Sunday, June 11, 2006

I puked on the PATH train!


When I turned 25, I puked on public transport for the very first time! In all my years taking subways and PATH, I've quite hated seeing nasty random puke on the ground- but this time- I was that special girl who did it! Seriously, it's way more fun when you do it yourself. I was just kind of sitting there very wasted and it snuck up on me. I ripped some pages out of a magazine I had in my purse, wiped it off, and went into the next train where my act was completely unbeknownst to them.

Actually, Friday night was one of the first nights in a while where I forgot stuff I said and did. And you know what? It's totally refreshing. I even texted someone the letter "F" at 4am. I'm awesome!

Well kids, what's been going on in miss fink's lifeypoo anyways?
Hmmm... I'm doing some more "projects" and involving myself in the world of television a bit more lately, but I'm going to have to remain vague on that.

Oooh- so, I got the best birthday surprise ever. Who loves Trent Reznor and Nine Inch Nails like sooo much? Me. Ok. So he's like one celebrity I could still get childlike excitement about meeting, and I've wanted to meet him forever. And next weekend, I am able to go backstage with them and go to their afterparty and stuff. I am pumped.

I got a new roommate. She's cool.

In work related cool shit: My boss is gonna be a feature story in New York Magazine, we are going to be participating in this big porn convention in the city next weekend: The Exotic Erotic Ball. That'll be a little creepy and probably also fun and interesting. I think Tommy Lee is gonna be there. Also, my boss is going to be the first gay pornstar ever to do an instore signing special event thingy at Virgin Megastore. It'll be at the one in Union Square on June 21. I'm also attending some cool event for the HBO release of the Thinking XXX DVD on Wednesday. I'm not sure what to wear ...

My digital camera finally broke so I ordered a new one off the internet. Why did it brake? Cause lube got all over it. Why did lube get all over it? Cause I had a bottle in my purse that opened up all over and covered my camera. When did I discover it? While awkwardly eating dinner with people I didn't know that well. Yeah. Nothin's better than reaching your hand into your purse and having it come out all lubed up. Nothing. So anyways, no pictures from this weekend.

Items:
Who was the stylist on Heather Mills McCartney's naked pics! OMG mothafucka! Nothing is hotter than feathered hair and monster bush- 4 real sucka.

Holy shit that backlighting feels good.

Thanks to Devon, I was able to see this moment in time: click here. Make sure you watch this video.

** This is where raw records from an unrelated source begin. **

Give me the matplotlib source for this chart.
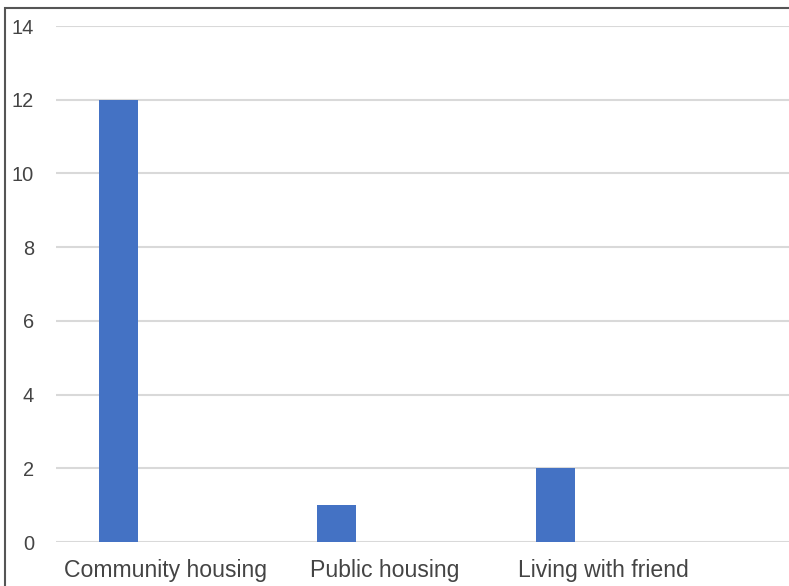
import matplotlib
matplotlib.use("Agg")
import matplotlib.pyplot as plt
from matplotlib.patches import Rectangle
import numpy as np

categories = ["Community housing", "Public housing", "Living with friend"]
counts = [12, 1, 2]
y_ticks = [0, 2, 4, 6, 8, 10, 12, 14]

W, H = 789, 586
fig = plt.figure(figsize=(W / 100, H / 100), dpi=100)
plt.rcParams["font.family"] = ["Liberation Sans", "DejaVu Sans"]

left, right, bottom, top = 56, 789, 542, 26
ax = fig.add_axes([left / W, (H - bottom) / H, (right - left) / W, (bottom - top) / H])

x = np.arange(len(categories))
slot_px = 218.5
bar_w = 39 / slot_px
offset = -48 / slot_px
ax.bar(x + offset, counts, width=bar_w, color="#4472C4", zorder=3)

ax.set_ylim(0, 14)
ax.set_xlim(-110 / slot_px, (right - 166) / slot_px)
ax.set_yticks(y_ticks)
ax.set_yticklabels([str(v) for v in y_ticks])
ax.set_xticks(x)
ax.set_xticklabels(categories)
ax.tick_params(axis="y", length=0, pad=15.8, labelsize=14.4, labelcolor="#444444")
for lbl in ax.get_yticklabels():
    lbl.set_y(lbl.get_position()[1])
    lbl.set_verticalalignment("center_baseline")
ax.tick_params(axis="x", length=0, pad=12.5, labelsize=16.6, labelcolor="#444444")
ax.yaxis.grid(True, color="#d9d9d9", linewidth=1.5, zorder=0)
ax.set_axisbelow(True)
for s in ax.spines.values():
    s.set_visible(False)

# outer frame of the chart card
fig.patches.append(Rectangle((5 / W, -0.1), 1.2, (H - 8) / H + 0.1,
                             transform=fig.transFigure, fill=False,
                             edgecolor="#555555", linewidth=1.5))

fig.savefig("out.png", dpi=100)
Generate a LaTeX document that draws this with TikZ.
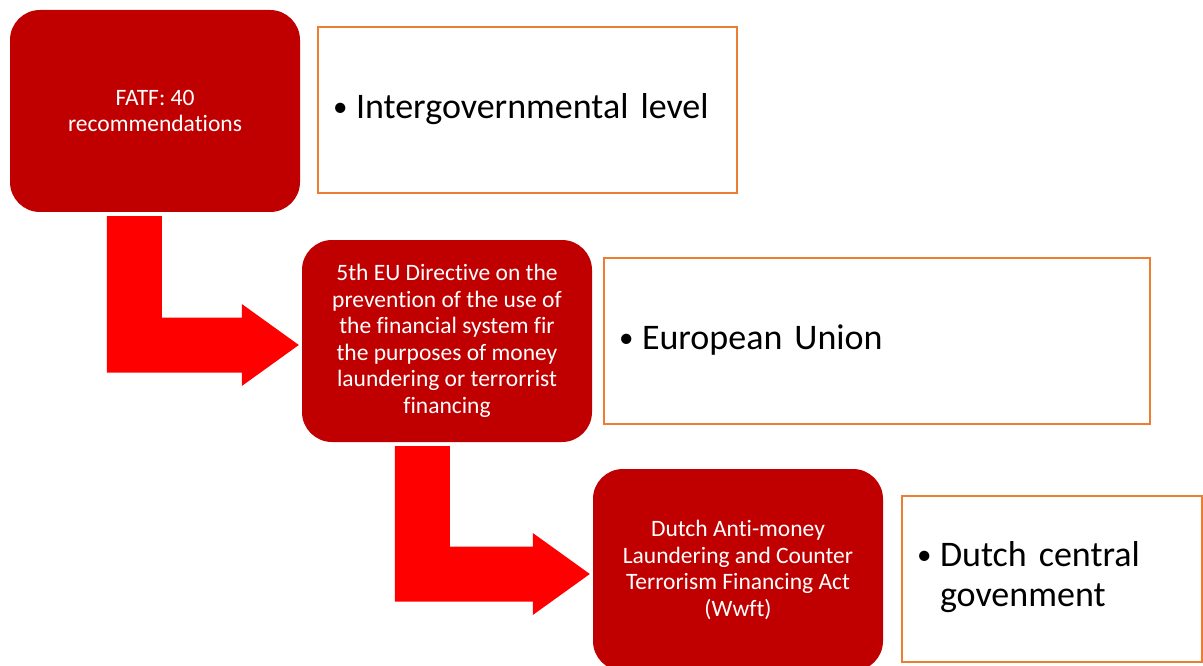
\documentclass[tikz,border=0pt]{standalone}
\usepackage{fontspec}
\setmainfont[Ligatures=CommonOff]{Carlito}
\usetikzlibrary{calc}

\definecolor{boxred}{HTML}{C00000}
\definecolor{arrowred}{HTML}{FF0000}
\definecolor{lineorange}{HTML}{ED7D31}

\tikzset{
  law/.style={fill=boxred, text=white, rounded corners=30pt, minimum width=290pt,
    minimum height=202pt, align=center, font=\fontsize{23.5}{26.5}\selectfont},
  level/.style={draw=lineorange, line width=2pt, inner xsep=15pt, text width=#1,
    minimum height=166pt, align=left, font=\fontsize{36}{40}\selectfont},
}

% bullet line of a level box
\newcommand{\lvlitem}[1]{\begin{tabular}{@{}p{23pt}@{}l@{}}\raisebox{2pt}{\fontsize{29}{29}\selectfont\textbullet} & #1\end{tabular}}

% L-shaped arrow from below one box to the west side of the next
\newcommand{\bentarrow}[3]{
  \coordinate (tip) at ($(#2.west)+(-3pt,-4pt)$);
  \coordinate (head) at ($(tip)+(-57pt,0)$);
  \coordinate (stemL) at ($(#1.south west)+(#3pt,-4pt)$);
  \coordinate (stemR) at ($(stemL)+(55pt,0)$);
  \coordinate (bandT) at ($(tip)+(0,27.5pt)$);
  \coordinate (bandB) at ($(tip)+(0,-27.5pt)$);
  \coordinate (headT) at ($(head)+(0,41pt)$);
  \coordinate (headB) at ($(head)+(0,-41pt)$);
  \fill[arrowred] (stemL) -- (stemR) -- (stemR |- bandT) -- (head |- bandT) -- (headT)
    -- (tip) -- (headB) -- (head |- bandB) -- (stemL |- bandB) -- cycle;
}

\begin{document}
\begin{tikzpicture}[x=1pt, y=-1pt]
\useasboundingbox (0,0) rectangle (1203,666);
\clip (0,0) rectangle (1203,666);

\node[law] (fatf) at (155,111) {FATF: 40\\recommendations};
\node[law] (eu) at (447,341) {5th EU Directive on the\\prevention of the use of\\the financial system fir\\the purposes of money\\laundering or terrorrist\\financing};
\node[law] (wwft) at (738,570) {Dutch Anti-money\\Laundering and Counter\\Terrorism Financing Act\\(Wwft)};

\node[level=389pt] (intergov) at (527.5,110.5) {\lvlitem{Intergovernmental level}};
\node[level=516pt] (union) at (877,341) {\lvlitem{European Union}};
\node[level=270pt] (central) at (1052,578.5) {\lvlitem{Dutch central\\ & govenment}};

\foreach \a/\b/\s in {fatf/eu/97, eu/wwft/93}{
  \bentarrow{\a}{\b}{\s}
}
\end{tikzpicture}
\end{document}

Which reminds me of something I did in 5th grade. Ya see, back in the early 90s in the Roxbury Municipal school district, they hand picked weird little smart fuckers to be in this thing called the "Enrichment Program", and it only existed during 4th and 5th grades. They separate these kids from the other kids and have them do weird stuff. We put on plays that were modern adaptations of old stuff. In 5th grade, we did Pinurchio. Like Pinoccio- but it was Urkel. Seriously. And so we did this huge choreographed dance where we learned the actual Urkel. And I got to be in front cause I was the only person who could do the critical move at the end where you bend all the way backwards and then come up. I was so motherfucking proud motherfucker. I still am.